Norumbega et Virginia 1597

On the East Coast of North America, there are fairly accurate details around the area labeled Virginia, including Roanoke Island, which had been settled in 1585 though the colony did not last. Canada likewise is fairly detailed, showing the St. Lawrence River, and other features which had been explored in the search for a north-west passage. In between Canada and Virginia, the area we now know as New England is labeled Norumbega, and lacks accurate details of the coastline.

The name Norumbega is significant in that it was a legendary settlement believed to exist in northeastern North America. The French navigator Jean Allefonsce claimed in 1542 that he had floated south from Newfoundland and discovered a city called Norumbega. It was thought to be a large, rich, native city, and the name often appeared in European maps of the area of what is now New England. The map in this atlas shows both a region and a city labeled Norumbega. Scholars through the 1800s attempted to show where the original city was, but no one has ever proved its existence.

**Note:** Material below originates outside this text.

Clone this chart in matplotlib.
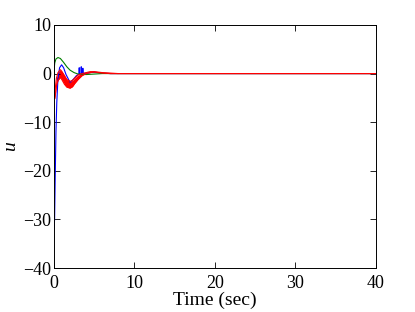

Morris Library’s copy of this atlas once belonged to a man named Johannes Soldacrus, who was a lawyer and Secretary at the Council of the Imperial Court, and of the Carmelite Convent in Vienna. There is no date in his ownership statement, but the handwriting is contemporary with late 16th and early 17th century writing, and his marginal annotations appear throughout the text of the book.

We are very excited to be able to give this significant work in the history of exploration and cartography the attention it deserves.


  1. The reports of California being an island were bot inaccurate, merely premature.

  2. This is really exiciting. Do any facsimiles of this book exist? I would be interested in seeing close-up views of Central America and the Carribbean, these are my interests.


    Kevin Schwarz, Ph.D, SIUC 2004

  3. What a fantastic find!

  4. As I work in the NU map library, just down the hall from Archives, I am practically drooling at this discovery! I need to run up into our stacks and look at our old dusty atlases for hidden treasure.

    Congratulations to Morris and SIU!

  5. It is so exciting to think that this item was somewhere in Morris Library when I worked there as a student worker and then as a Library Assistant. I spent my professional career in a library and archives and am so awed by this find.

  6. What a great find! Congratulations!
    Do we know how SIU library came to possess this book? How long has SIU owned it? And will it be available to view? (Under the guidance and care of an SIU librarian of course.)

    • It isn’t clear how we acquired the atlas, but it may have been in the collection donated decades ago by Dr. Harley K. Croessmann, a DuQuoin optometrist and collector of rare books and manuscripts. The atlas is available for viewing in our reading room between 8:30 and 4:30 on weekdays.

  7. I read of this find in the Southern Alumni. My thanks go to Ann Myers for discovering this rare atlas in the Special Collections. I have done extensive study on the eastern coastal region of North America during the 16th and 17th centuries, and I am very pleased this website has posted pictures of the world map and the east coast map. These maps will add depth to my studies.